[Stored items]

---

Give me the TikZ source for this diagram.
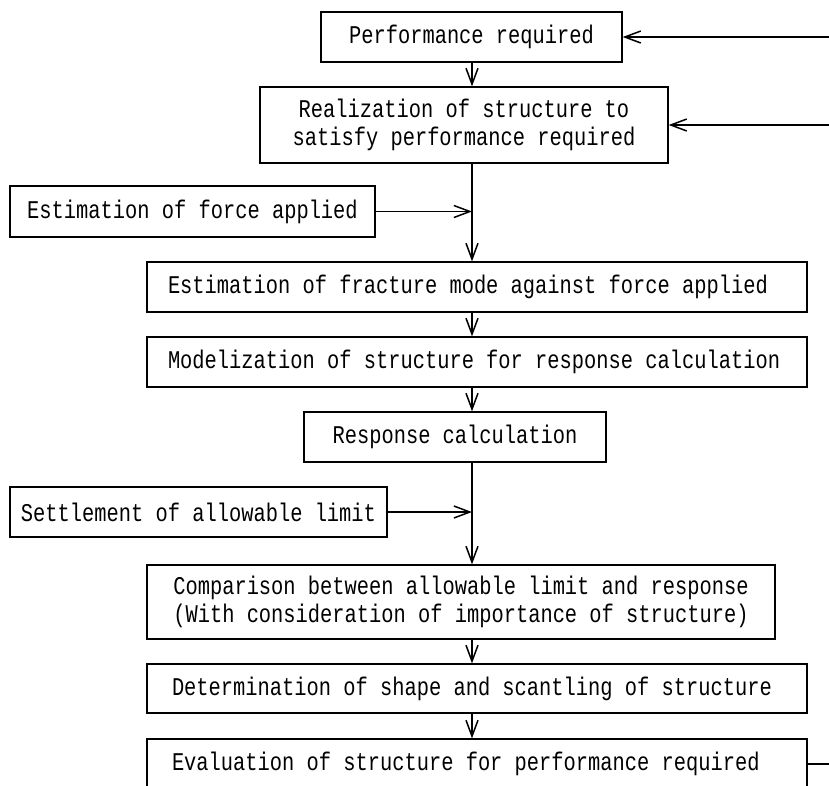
\documentclass[tikz,border=0pt]{standalone}
\usepackage{fontspec}
\setmonofont[FakeStretch=0.8]{Liberation Mono}
\usetikzlibrary{arrows.meta}
\tikzstyle{box} = [rectangle, draw=black, line width=1.3pt, inner sep=0pt, align=center, font=\ttfamily\fontsize{25.5}{28}\selectfont]
\tikzstyle{widebox} = [box, minimum width=660pt]
\tikzstyle{arrow} = [line width=1.5pt, -{Straight Barb[length=16pt,width=12pt,line width=1.5pt]}]
\tikzstyle{line} = [line width=1.5pt]

\begin{document}
\begin{tikzpicture}[x=1pt, y=-1pt] % 1 unit = 1 px of the layout

    \useasboundingbox (0,0) rectangle (829,785);
    \clip (0,0) rectangle (829,785);

    \coordinate (spine) at (472,0);
    \coordinate (edge) at (829,0);

    \node (perf) [box, minimum width=301pt, minimum height=50pt] at (471.5,37) {Performance required};
    \node (realize) [box, minimum width=408pt, minimum height=76pt] at (464,125) {Realization of structure to\\satisfy performance required};
    \node (force) [box, minimum width=365pt, minimum height=51pt] at (192.5,211.5) {Estimation of force applied};
    \node (fracture) [widebox, inner xsep=21pt, minimum height=50pt] at (477,287) {\makebox[618pt][l]{Estimation of fracture mode against force applied}};
    \node (model) [widebox, inner xsep=21pt, minimum height=50pt] at (477,362) {\makebox[618pt][l]{Modelization of structure for response calculation}};
    \node (response) [box, minimum width=302pt, minimum height=50pt] at (455,437) {Response calculation};
    \node (allow) [box, minimum width=377pt, minimum height=50pt] at (198.5,512) {Settlement of allowable limit};
    \node (compare) [box, minimum width=628pt, minimum height=74pt] at (461,602) {Comparison between allowable limit and response\\(With consideration of importance of structure)};
    \node (shape) [widebox, inner xsep=25pt, minimum height=49pt] at (477,688.5) {\makebox[610pt][l]{Determination of shape and scantling of structure}};
    \node (evaluate) [widebox, inner xsep=25pt, minimum height=50pt] at (477,764) {\makebox[610pt][l]{Evaluation of structure for performance required}};

    % arrows
    \draw [arrow] (perf.south -| spine) -- (realize.north -| spine);
    \draw [arrow] (realize.south -| spine) -- (fracture.north -| spine);
    \draw [arrow] (force.east) -- (force.east -| spine);
    \draw [arrow] (fracture.south -| spine) -- (model.north -| spine);
    \draw [arrow] (model.south -| spine) -- (response.north -| spine);
    \draw [arrow] (response.south -| spine) -- (compare.north -| spine);
    \draw [arrow] (allow.east) -- (allow.east -| spine);
    \draw [arrow] (compare.south -| spine) -- (shape.north -| spine);
    \draw [arrow] (shape.south -| spine) -- (evaluate.north -| spine);

    % return lines at the right edge
    \draw [arrow] (perf.east -| edge) -- (perf.east);
    \draw [arrow] (realize.east -| edge) -- (realize.east);
    \draw [line] (evaluate.east) -- (evaluate.east -| edge);
\end{tikzpicture}
\end{document}
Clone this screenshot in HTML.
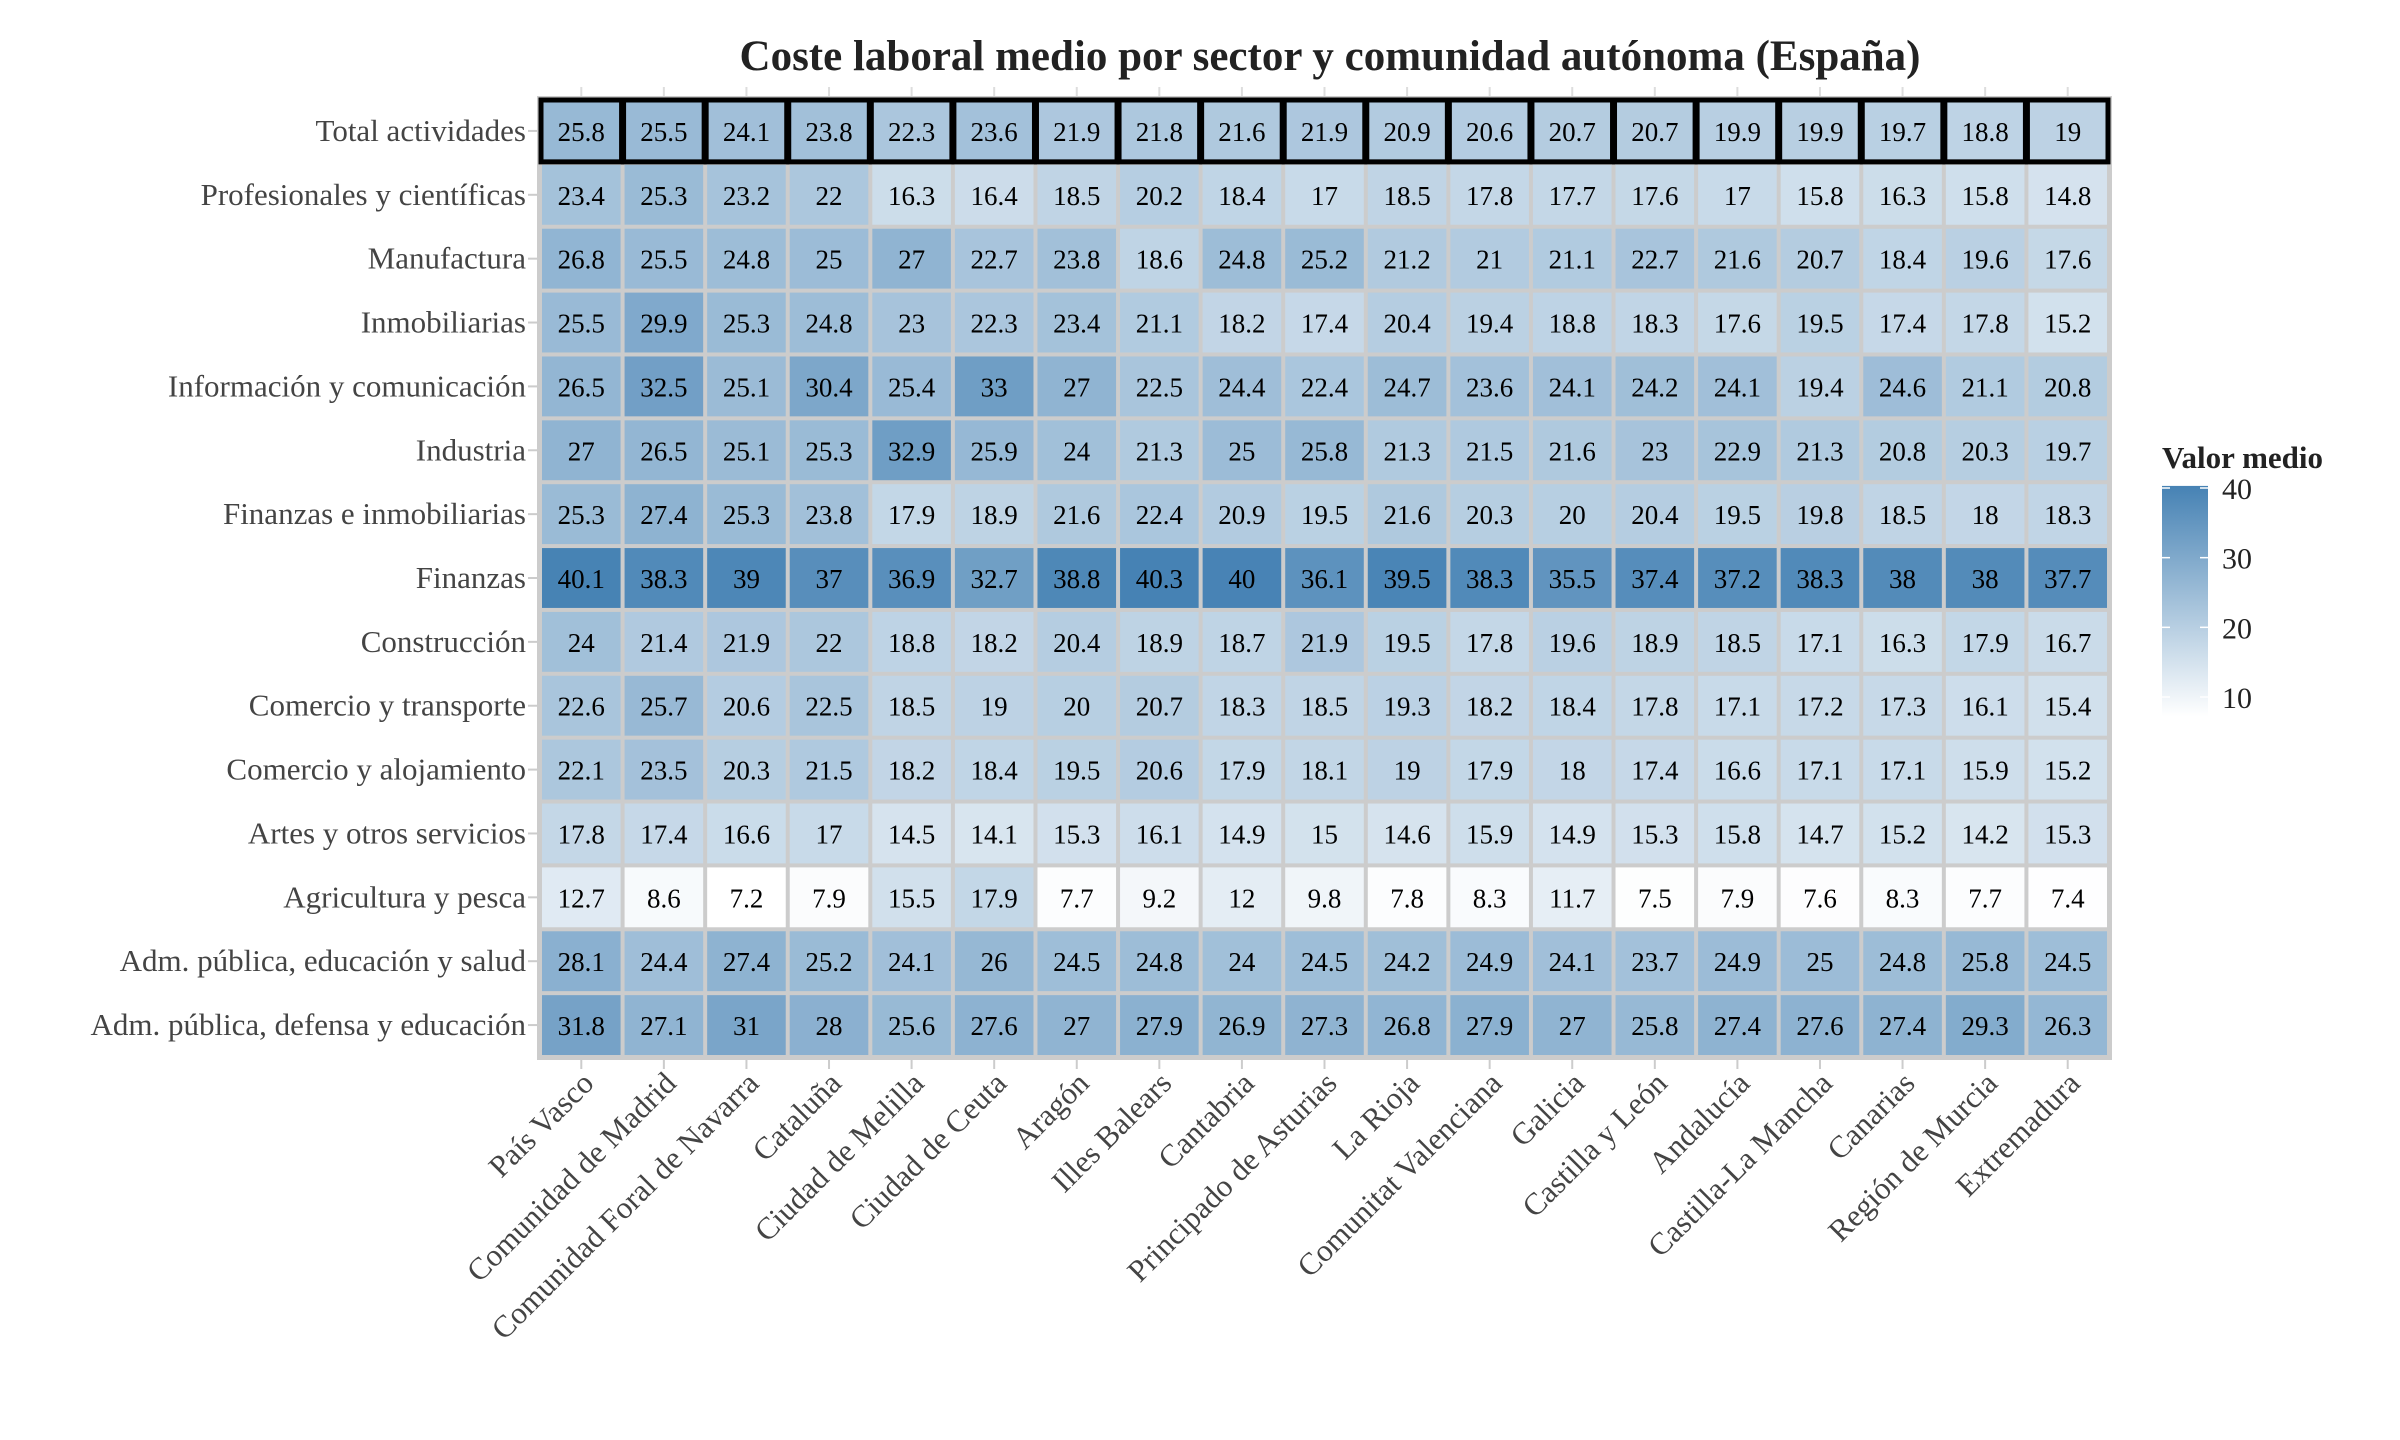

---

• Work to do
From the first line of the listing above, repeat every line through the one holding "(evaluate) [widebox, inner". Both ends count, and pictures stay out.

• Exercise response
Give me the TikZ source for this diagram.
\documentclass[tikz,border=0pt]{standalone}
\usepackage{fontspec}
\setmonofont[FakeStretch=0.8]{Liberation Mono}
\usetikzlibrary{arrows.meta}
\tikzstyle{box} = [rectangle, draw=black, line width=1.3pt, inner sep=0pt, align=center, font=\ttfamily\fontsize{25.5}{28}\selectfont]
\tikzstyle{widebox} = [box, minimum width=660pt]
\tikzstyle{arrow} = [line width=1.5pt, -{Straight Barb[length=16pt,width=12pt,line width=1.5pt]}]
\tikzstyle{line} = [line width=1.5pt]

\begin{document}
\begin{tikzpicture}[x=1pt, y=-1pt] % 1 unit = 1 px of the layout

    \useasboundingbox (0,0) rectangle (829,785);
    \clip (0,0) rectangle (829,785);

    \coordinate (spine) at (472,0);
    \coordinate (edge) at (829,0);

    \node (perf) [box, minimum width=301pt, minimum height=50pt] at (471.5,37) {Performance required};
    \node (realize) [box, minimum width=408pt, minimum height=76pt] at (464,125) {Realization of structure to\\satisfy performance required};
    \node (force) [box, minimum width=365pt, minimum height=51pt] at (192.5,211.5) {Estimation of force applied};
    \node (fracture) [widebox, inner xsep=21pt, minimum height=50pt] at (477,287) {\makebox[618pt][l]{Estimation of fracture mode against force applied}};
    \node (model) [widebox, inner xsep=21pt, minimum height=50pt] at (477,362) {\makebox[618pt][l]{Modelization of structure for response calculation}};
    \node (response) [box, minimum width=302pt, minimum height=50pt] at (455,437) {Response calculation};
    \node (allow) [box, minimum width=377pt, minimum height=50pt] at (198.5,512) {Settlement of allowable limit};
    \node (compare) [box, minimum width=628pt, minimum height=74pt] at (461,602) {Comparison between allowable limit and response\\(With consideration of importance of structure)};
    \node (shape) [widebox, inner xsep=25pt, minimum height=49pt] at (477,688.5) {\makebox[610pt][l]{Determination of shape and scantling of structure}};
    \node (evaluate) [widebox, inner xsep=25pt, minimum height=50pt] at (477,764) {\makebox[610pt][l]{Evaluation of structure for performance required}};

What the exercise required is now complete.